T.unlines . map (T.pack . show . solve . V.fromList . map (read . T.unpack) . T.words)
<$> replicateM t (TIO.getLine >> TIO.getLine) >>= TIO.putStr
F# version(0.17s):
open System
let solve (ar : uint64[]) =
let ar' =
let t = Array.scanBack max ar 0UL |> fun x -> Array.take (x.Length-1) x
Array.zip ar t
let go sr (p,m) = sr + m - p
Array.fold go 0UL ar'
let getIntLine() =
Console.In.ReadLine().Split [|' '|]
|> Array.choose (fun x -> if x <> "" then uint64 x |> Some else None)
let getInt() = getIntLine().[0]
let t = getInt()
for i=1 to int t do
getInt() |> ignore
let ar = getIntLine()
printfn "%i" (solve ar)
The above two programs are the solutions for the Stock Maximize problem and times are for the first test case of the Run Code
button.
For some reason the F# version is roughly 6x faster, but I am pretty sure that if I replaced the slow library functions with imperative loops that I could speed it up by at least 3 times and more likely 10x.
Could the Haskell version be similarly improved?

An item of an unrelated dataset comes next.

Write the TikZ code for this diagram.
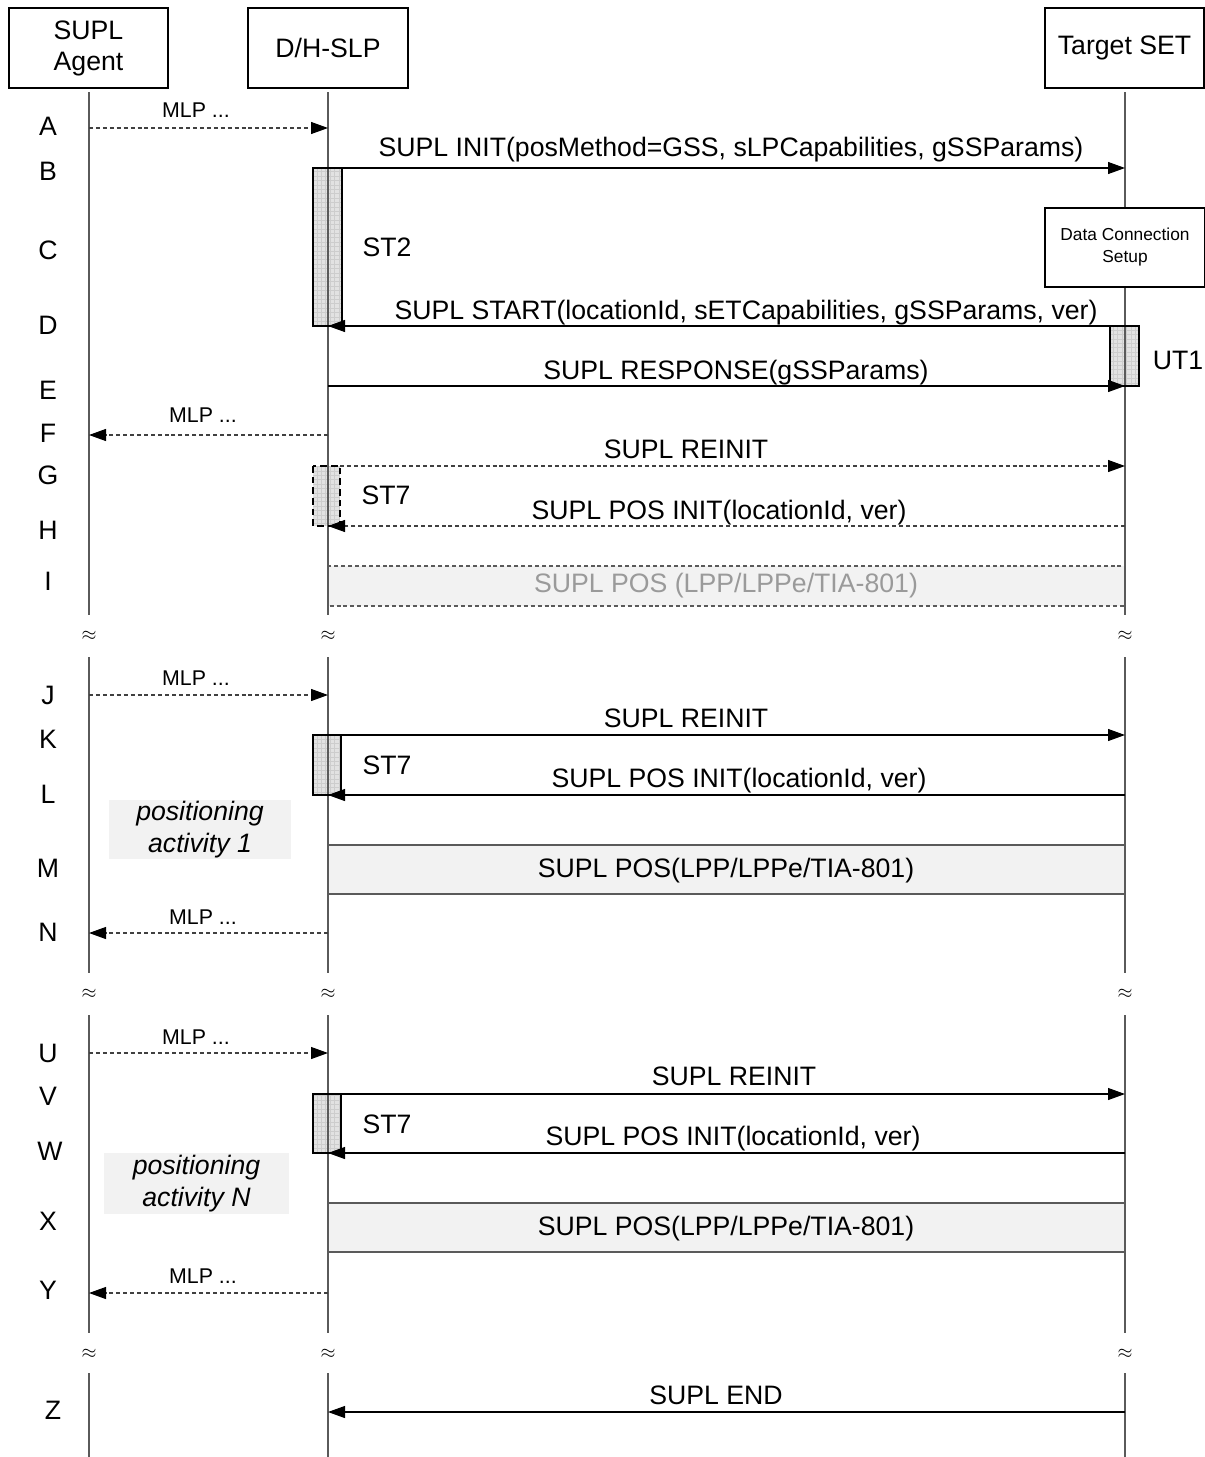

I am doing the above for learning purposes and in general I am finding it difficult to figure out how to write efficient Haskell code.
If you switch to ByteString
and stick with plain Haskell lists (instead of vectors) you will get a more efficient solution. You may also rewrite the solve function with a single left fold and bypass zip and right scan (1).
Overall, on my machine, I get 20 times performance improvement compared to your Haskell solution (2).
Below Haskell code performs faster than the F# code:
import Data.List (unfoldr)
import Control.Applicative ((<$>))
import Control.Monad (replicateM_)
import Data.ByteString (ByteString)
import qualified Data.ByteString as B
import qualified Data.ByteString.Char8 as C
parse :: ByteString -> [Int]
parse = unfoldr $ C.readInt . C.dropWhile (== ' ')
solve :: [Int] -> Int
solve xs = foldl go (const 0) xs minBound
where go f x s = if s < x then f x else s - x + f s
main = do
[n] <- parse <$> B.getLine
replicateM_ n $ B.getLine >> B.getLine >>= print . solve . parse
1. See edits for an earlier version of this answer which implements solve
using zip
and scanr
.
2. HackerRank website shows even a larger performance improvement.
If I wanted to do that quickly in F# I would avoid all of the higher-order functions inside solve
and just write a C-style imperative loop:
let solve (ar : uint64[]) =
let mutable sr, m = 0UL, 0UL
for i in ar.Length-1 .. -1 .. 0 do
let p = ar.[i]
m <- max p m
sr <- sr + m - p
sr
According to my measurements, this is 11x faster than your F#.
Then the performance is limited by the IO layer (unicode parsing) and string splitting. This can be optimised by reading into a byte buffer and writing the lexer by hand:
let buf = Array.create 65536 0uy
let mutable idx = 0
let mutable length = 0
do
use stream = System.Console.OpenStandardInput()
let rec read m =
let c =
if idx < length then
idx <- idx + 1
else
length <- stream.Read(buf, 0, buf.Length)
idx <- 1
buf.[idx-1]
if length > 0 && '0'B <= c && c <= '9'B then
read (10UL * m + uint64(c - '0'B))
else
m
let read() = read 0UL
for _ in 1UL .. read() do
Array.init (read() |> int) (fun _ -> read())
|> solve
|> System.Console.WriteLine
Just for the record, the F# version is also not optimal. I don't think it really matters at this point, but if people wanted to compare the performance, then it is worth noting that it can be made faster.
I have not tried very hard (you can certainly make it even faster by using restricted mutation, which would not be against the nature of F#), but simple change to use Seq
instead of Array
in the right places (to avoid allocating temporary arrays) makes the code about 2x to 3x faster:
let solve (ar : uint64[]) =
let ar' = Seq.zip ar (Array.scanBack max ar 0UL)
let go sr (p,m) = sr + m - p
Seq.fold go 0UL ar'
If you use Seq.zip
, you can also drop the take
call (because Seq.zip
truncates the sequence automatically). Measured using #time
using the following snippet:
let rnd = Random()
let inp = Array.init 100000 (fun _ -> uint64 (rnd.Next()))
for a in 0 .. 10 do ignore (solve inp) // Measure this line
I get around 150ms for the original code and something between 50-75ms using the new version.